* Problem details:
Quote from the first line below through the line that contains "15.2, 3.9, 16, 16.3, 3.9, 17.6, 8.7];", both included, and leave the pictures out.

* Data block:
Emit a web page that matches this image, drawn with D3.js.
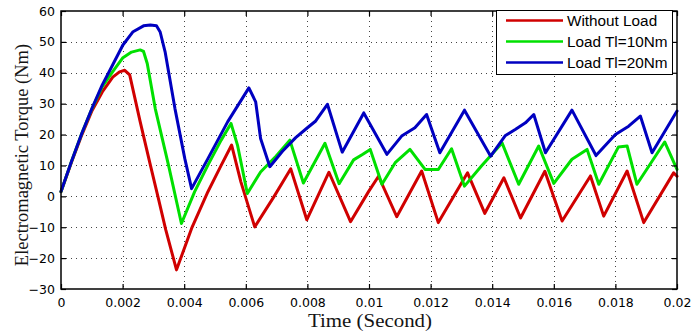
<!DOCTYPE html>
<html>
<head>
<meta charset="utf-8">
<script src="https://cdn.jsdelivr.net/npm/d3@7/dist/d3.min.js"></script>
<style>
  html, body { margin: 0; padding: 0; background: #ffffff; }
  svg { display: block; }
</style>
</head>
<body>
<svg id="chart" width="691" height="336"></svg>
<script>
// Electromagnetic torque of the motor for three load conditions (time in seconds, torque in Nm)
const timeNoLoad = [0, 0.00034, 0.00068, 0.00101, 0.00134, 0.00168, 0.0019, 0.00207, 0.00223, 0.00257, 0.0029, 0.00318, 0.0034, 0.00375,
  0.00424, 0.00477, 0.0052, 0.00554, 0.00584, 0.00629, 0.00692, 0.00746, 0.00798, 0.0087, 0.0094, 0.00999, 0.01031, 0.0109,
  0.01171, 0.01225, 0.0132, 0.01376, 0.01438, 0.01492, 0.01571, 0.01627, 0.01719, 0.01762, 0.01838, 0.01892, 0.01989, 0.02];
const torqueNoLoad = [1.5, 11, 20, 27.8, 33.8, 38.6, 40.3, 40.8, 39.3, 24.2, 10.2, -1.5, -10.8, -23.8,
  -10.4, 1.5, 10, 16.6, 4.7, -9.9, 0, 8.9, -7.6, 7.8, -8.2, 1.6, 6.5, -6.6,
  8.2, -8.5, 7.6, -5.5, 6, -7, 8.1, -8, 6.6, -6.4, 8.2, -8.5, 7.6, 6.5];

const timeLoad10 = [0, 0.00034, 0.00068, 0.00101, 0.00134, 0.00168, 0.00201, 0.00229, 0.00257, 0.00268, 0.0028, 0.00306, 0.00349, 0.00391,
  0.00434, 0.00477, 0.0052, 0.00552, 0.00573, 0.00605, 0.00648, 0.00698, 0.00743, 0.00787, 0.00857, 0.00903, 0.0095, 0.0098,
  0.01004, 0.01042, 0.01085, 0.01133, 0.01182, 0.01225, 0.01268, 0.0131, 0.01365, 0.01432, 0.01486, 0.01551, 0.016, 0.01659,
  0.01708, 0.01746, 0.0181, 0.01838, 0.0187, 0.0196, 0.02];
const torqueLoad10 = [1.5, 11.3, 20.5, 28.5, 35.5, 40.4, 44.9, 46.7, 47.4, 46.9, 43, 28.4, 10.1, -8.8,
  1.5, 10.1, 18.2, 23.6, 16.6, 0.9, 7.9, 13, 18.2, 4.3, 17.2, 4.1, 11.8, 13.6,
  15.2, 3.9, 10.9, 15.2, 8.7, 8.7, 15.4, 3.3, 9.8, 17.3, 3.9, 16.3, 4.2, 12,
  15.2, 3.9, 16, 16.3, 3.9, 17.6, 8.7];

const timeLoad20 = [0, 0.00034, 0.00068, 0.00101, 0.00134, 0.00168, 0.00201, 0.00234, 0.00268, 0.0029, 0.0031, 0.00322, 0.00338, 0.0037,
  0.00402, 0.00424, 0.00477, 0.00541, 0.0061, 0.00632, 0.00648, 0.00678, 0.00719, 0.00762, 0.008, 0.00827, 0.00865, 0.00913,
  0.00983, 0.01058, 0.01106, 0.01149, 0.01187, 0.0123, 0.0131, 0.01395, 0.01443, 0.01476, 0.01508, 0.01535, 0.01573, 0.01659,
  0.01737, 0.018, 0.01843, 0.01881, 0.01919, 0.02];
const torqueLoad20 = [1.6, 11.3, 20.5, 28.6, 36.1, 42.6, 49, 53.3, 55.2, 55.5, 55.2, 53.2, 46.8, 28.4,
  12.2, 2.5, 12.2, 24.1, 35.1, 30.6, 18.7, 9.6, 14.6, 19, 22.2, 24.4, 29.8, 14.3,
  27, 13.6, 19.5, 22.2, 26.5, 14.1, 27.9, 13, 19.7, 21.7, 23.8, 26.5, 14.1, 27.9,
  13.2, 20, 22.7, 26, 14.1, 27.6];

const seriesNames = ["Without Load", "Load Tl=10Nm", "Load Tl=20Nm"];
const seriesColors = ["#d00000", "#00e000", "#0000c0"];

const xTickValues = [0, 0.002, 0.004, 0.006, 0.008, 0.01, 0.012, 0.014, 0.016, 0.018, 0.02];
const xTickLabels = ["0", "0.002", "0.004", "0.006", "0.008", "0.01", "0.012", "0.014", "0.016", "0.018", "0.02"];
const yTickValues = [-30, -20, -10, 0, 10, 20, 30, 40, 50, 60];

const xTitle = "Time (Second)";
const yTitle = "Electromagnetic Torque (Nm)";

// ---- layout ----
const plot = { left: 61, right: 677, top: 11, bottom: 289 };
const svg = d3.select("#chart");

const x = d3.scaleLinear().domain([0, 0.02]).range([plot.left, plot.right]);
const y = d3.scaleLinear().domain([-30, 60]).range([plot.bottom, plot.top]);

// dotted grid
const grid = svg.append("g").attr("stroke", "#444").attr("stroke-width", 1)
  .attr("stroke-dasharray", "1,4").attr("shape-rendering", "crispEdges");
grid.selectAll("line.v").data(xTickValues.slice(1, -1)).join("line")
  .attr("x1", d => Math.round(x(d)) + 0.5).attr("x2", d => Math.round(x(d)) + 0.5)
  .attr("y1", plot.top).attr("y2", plot.bottom);
grid.selectAll("line.h").data(yTickValues.slice(1, -1)).join("line")
  .attr("x1", plot.left).attr("x2", plot.right)
  .attr("y1", d => Math.round(y(d)) + 0.5).attr("y2", d => Math.round(y(d)) + 0.5);

// torque curves
const series = [
  { t: timeNoLoad, v: torqueNoLoad },
  { t: timeLoad10, v: torqueLoad10 },
  { t: timeLoad20, v: torqueLoad20 }
];
const line = d3.line().x(d => x(d[0])).y(d => y(d[1]));
svg.append("g").selectAll("path").data(series).join("path")
  .attr("d", s => line(s.t.map((t, i) => [t, s.v[i]])))
  .attr("fill", "none")
  .attr("stroke", (s, i) => seriesColors[i])
  .attr("stroke-width", 3)
  .attr("stroke-linejoin", "round")
  .attr("stroke-linecap", "round");

// axes with inward ticks on all four sides
const tickFont = "DejaVu Sans, sans-serif";
const xAxis = d3.axisBottom(x).tickValues(xTickValues)
  .tickFormat((d, i) => xTickLabels[i]).tickSizeInner(-5).tickSizeOuter(0).tickPadding(9);
const yAxis = d3.axisLeft(y).tickValues(yTickValues)
  .tickFormat(d3.format("d")).tickSizeInner(-5).tickSizeOuter(0).tickPadding(6);

const gx = svg.append("g").attr("transform", `translate(0,${plot.bottom})`).call(xAxis);
const gy = svg.append("g").attr("transform", `translate(${plot.left},0)`).call(yAxis);
const gxTop = svg.append("g").attr("transform", `translate(0,${plot.top})`)
  .call(d3.axisTop(x).tickValues(xTickValues).tickFormat("").tickSizeInner(-5).tickSizeOuter(0));
const gyRight = svg.append("g").attr("transform", `translate(${plot.right},0)`)
  .call(d3.axisRight(y).tickValues(yTickValues).tickFormat("").tickSizeInner(-5).tickSizeOuter(0));

[gx, gy, gxTop, gyRight].forEach(g => {
  g.select(".domain").remove();
  g.selectAll(".tick line").attr("stroke", "#000").attr("stroke-width", 1.2);
  g.selectAll(".tick text").attr("fill", "#000").style("font-family", tickFont).style("font-size", "12.5px");
});

// frame
svg.append("rect")
  .attr("x", plot.left).attr("y", plot.top)
  .attr("width", plot.right - plot.left).attr("height", plot.bottom - plot.top)
  .attr("fill", "none").attr("stroke", "#000").attr("stroke-width", 1.5);

// axis titles
svg.append("text")
  .attr("x", 370).attr("y", 327)
  .attr("text-anchor", "middle")
  .attr("textLength", 124).attr("lengthAdjust", "spacingAndGlyphs")
  .style("font-family", "Liberation Serif, Times New Roman, serif")
  .style("font-size", "19px").attr("fill", "#141414")
  .text(xTitle);

svg.append("text")
  .attr("transform", `translate(28,${(plot.top + plot.bottom) / 2 + 5}) rotate(-90)`)
  .attr("text-anchor", "middle")
  .style("font-family", "Liberation Serif, Times New Roman, serif")
  .style("font-size", "18.5px").attr("fill", "#141414")
  .text(yTitle);

// legend
const legend = svg.append("g");
legend.append("rect")
  .attr("x", 496.5).attr("y", 10.5).attr("width", 176).attr("height", 64)
  .attr("fill", "#fff").attr("stroke", "#000").attr("stroke-width", 1);
const rows = legend.selectAll("g.row").data(seriesNames).join("g")
  .attr("transform", (d, i) => `translate(0,${20.5 + i * 21})`);
rows.append("line")
  .attr("x1", 506).attr("x2", 563).attr("y1", 0).attr("y2", 0)
  .attr("stroke", (d, i) => seriesColors[i]).attr("stroke-width", 2.4);
rows.append("text")
  .attr("x", 567).attr("y", 5.5)
  .style("font-family", "Liberation Sans, Arial, sans-serif")
  .style("font-size", "15.3px").attr("fill", "#000")
  .text(d => d);
</script>
</body>
</html>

* Task answer:
Emit a web page that matches this image, drawn with D3.js.
<!DOCTYPE html>
<html>
<head>
<meta charset="utf-8">
<script src="https://cdn.jsdelivr.net/npm/d3@7/dist/d3.min.js"></script>
<style>
  html, body { margin: 0; padding: 0; background: #ffffff; }
  svg { display: block; }
</style>
</head>
<body>
<svg id="chart" width="691" height="336"></svg>
<script>
// Electromagnetic torque of the motor for three load conditions (time in seconds, torque in Nm)
const timeNoLoad = [0, 0.00034, 0.00068, 0.00101, 0.00134, 0.00168, 0.0019, 0.00207, 0.00223, 0.00257, 0.0029, 0.00318, 0.0034, 0.00375,
  0.00424, 0.00477, 0.0052, 0.00554, 0.00584, 0.00629, 0.00692, 0.00746, 0.00798, 0.0087, 0.0094, 0.00999, 0.01031, 0.0109,
  0.01171, 0.01225, 0.0132, 0.01376, 0.01438, 0.01492, 0.01571, 0.01627, 0.01719, 0.01762, 0.01838, 0.01892, 0.01989, 0.02];
const torqueNoLoad = [1.5, 11, 20, 27.8, 33.8, 38.6, 40.3, 40.8, 39.3, 24.2, 10.2, -1.5, -10.8, -23.8,
  -10.4, 1.5, 10, 16.6, 4.7, -9.9, 0, 8.9, -7.6, 7.8, -8.2, 1.6, 6.5, -6.6,
  8.2, -8.5, 7.6, -5.5, 6, -7, 8.1, -8, 6.6, -6.4, 8.2, -8.5, 7.6, 6.5];

const timeLoad10 = [0, 0.00034, 0.00068, 0.00101, 0.00134, 0.00168, 0.00201, 0.00229, 0.00257, 0.00268, 0.0028, 0.00306, 0.00349, 0.00391,
  0.00434, 0.00477, 0.0052, 0.00552, 0.00573, 0.00605, 0.00648, 0.00698, 0.00743, 0.00787, 0.00857, 0.00903, 0.0095, 0.0098,
  0.01004, 0.01042, 0.01085, 0.01133, 0.01182, 0.01225, 0.01268, 0.0131, 0.01365, 0.01432, 0.01486, 0.01551, 0.016, 0.01659,
  0.01708, 0.01746, 0.0181, 0.01838, 0.0187, 0.0196, 0.02];
const torqueLoad10 = [1.5, 11.3, 20.5, 28.5, 35.5, 40.4, 44.9, 46.7, 47.4, 46.9, 43, 28.4, 10.1, -8.8,
  1.5, 10.1, 18.2, 23.6, 16.6, 0.9, 7.9, 13, 18.2, 4.3, 17.2, 4.1, 11.8, 13.6,
  15.2, 3.9, 10.9, 15.2, 8.7, 8.7, 15.4, 3.3, 9.8, 17.3, 3.9, 16.3, 4.2, 12,
  15.2, 3.9, 16, 16.3, 3.9, 17.6, 8.7];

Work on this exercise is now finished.